L'œuvre transmédia est-elle l'avenir du roman ?
aeden
L'intérêt que suscite certaines expériences littéraires transmédias indique que cette nouvelle manière d'envisager l'écrit pourrait bien parvenir à révolutionner un monde du livre de plus en plus ouvert au numérique.
Un seul univers
Le terme « transmédia » est l'un de ces nouveaux mots, nés dans la dernière décennie, que l'ère du temps a mis à la mode. S'il est encore peu connu du grand public, c'est dès 2003 que Henri Jenkins, professeur au MIT, l'utilise pour la première fois dans un essai intitulé "Transmedia Storytelling" (http://henryjenkins.org/2007/03/transmedia_storytelling_101.html) pour analyser la stratégie de marketting d'un film très connu, The Matrix Reloaded. Il convient donc de définir ce nouveau processus de création comme le développement d'une œuvre sur plusieurs supports médias et qui se distingue du simple cross-media (déclinaison de la même œuvre sur différents supports) en ce qu'une œuvre transmédia met en scène plusieurs trames narratives indépendantes coexistant de façon cohérente au sein d'un même univers.

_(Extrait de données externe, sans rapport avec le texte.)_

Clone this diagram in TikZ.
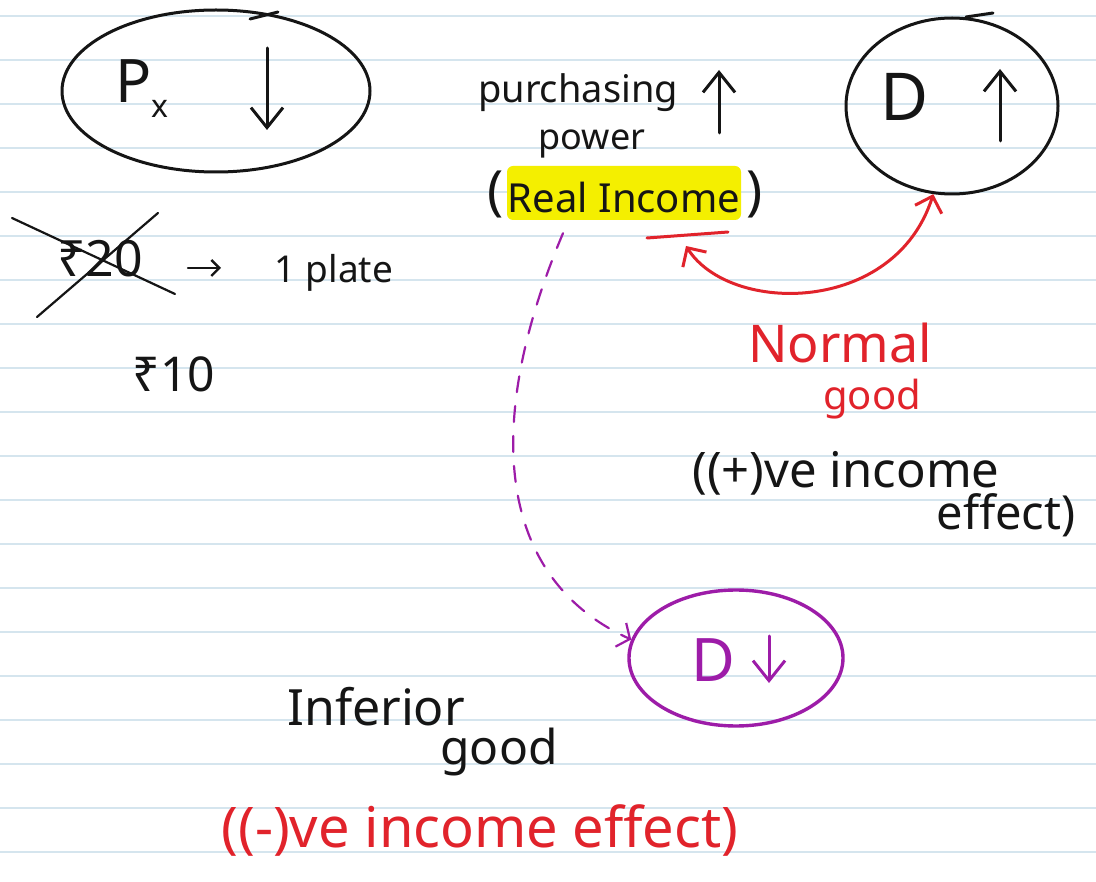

Une décennie plus tard, alors que le numérique fait enfin vivre sa révolution à la littérature, les « concepts transmédias » englobant des œuvres littéraires commencent à émerger.
Née hybride
La raison la plus évidente de transformer une création littéraire en œuvre transmédia, c'est la possibilité de prolonger l'expérience des lecteurs au-delà du livre. On pense immédiatement à l'univers d'Harry Potter qui, s'il a été adapté, dérivé et décliné dans tous les sens (cross-media donc), s'est aussi offert un portail numérique dédié, Pottermore (https://www.pottermore.com/fr), où les fans de la saga se retrouvent pour y découvrir du contenu inédit.
Pourtant, transformer un livre en une œuvre transmédia pour en prolonger la vie, c'est ignorer toute la portée du potentiel offert par les nouveaux modes de diffusion numérique. Certains auteurs l'ont compris et n'ont pas hésité à penser, dès l'origine, leur fiction comme une œuvre hybride, un projet transmédia par nature. Parmi ceux-là se trouve Jeff Balek, auteur français d'une œuvre transmédia originale à laquelle la presse s'est déjà intéressée. Yumington (http://www.yumington.com/#!le-projet-yumington/cmbv) est un « storyverse », une ville dite universelle dont l'auteur retrace différents pans de l'histoire à travers différents médias : Le Waldanger, par exemple, est une série d'ebooks prenant place à Yumington dans les années 2025. Autre média un peu plus étonnant, une twitt'fiction intitulée « Yumington 2012 : all sinners » a été écrite en temps réel, 120 heures durant sur Twitter, alors que les internautes étaient invités à raconter une histoire prenant place dans la même ville en parallèle de l'intrigue principale. Il existe également une newsletter conçue comme un magazine du voyageur Yumington destinée aux fans du projet, un peu à la manière de Pottermore. Le dernier projet de Jeff Balek, une œuvre audiovisuelle intitulée « K-Paradox », s'intégrant dans le storyverse Yumington a même réussi à créer le buzz avec sa vidéo de promotion.
https://vimeo.com/107406507
Futur proche
Quelles conclusions tirer de l'émergence de ces créations transmédias et que dire de leurs effets sur l'écriture et la lecture ? C'est bien le numérique, en tant que nouveau canal privilégié de diffusion des œuvres littéraires, qui tend à renforcer la transversalité de l'écriture. Il met en lumière un phénomène de convergence qui rapproche l'écrit de l'image mais aussi du réel, c'est-à-dire des lecteurs, en leur donnant parfois la possibilité sinon de faire partie de l'œuvre au moins d'y contribuer. Mutation non négligeable de la façon même dont on pense une œuvre, la diffusion numérique des projets transmédias nous fait miroiter un futur proche dans lequel tout écrit n'est que le premier pas vers une œuvre complète, une création totale capable de faire voyager de façon cohérente le spectateur de support en support.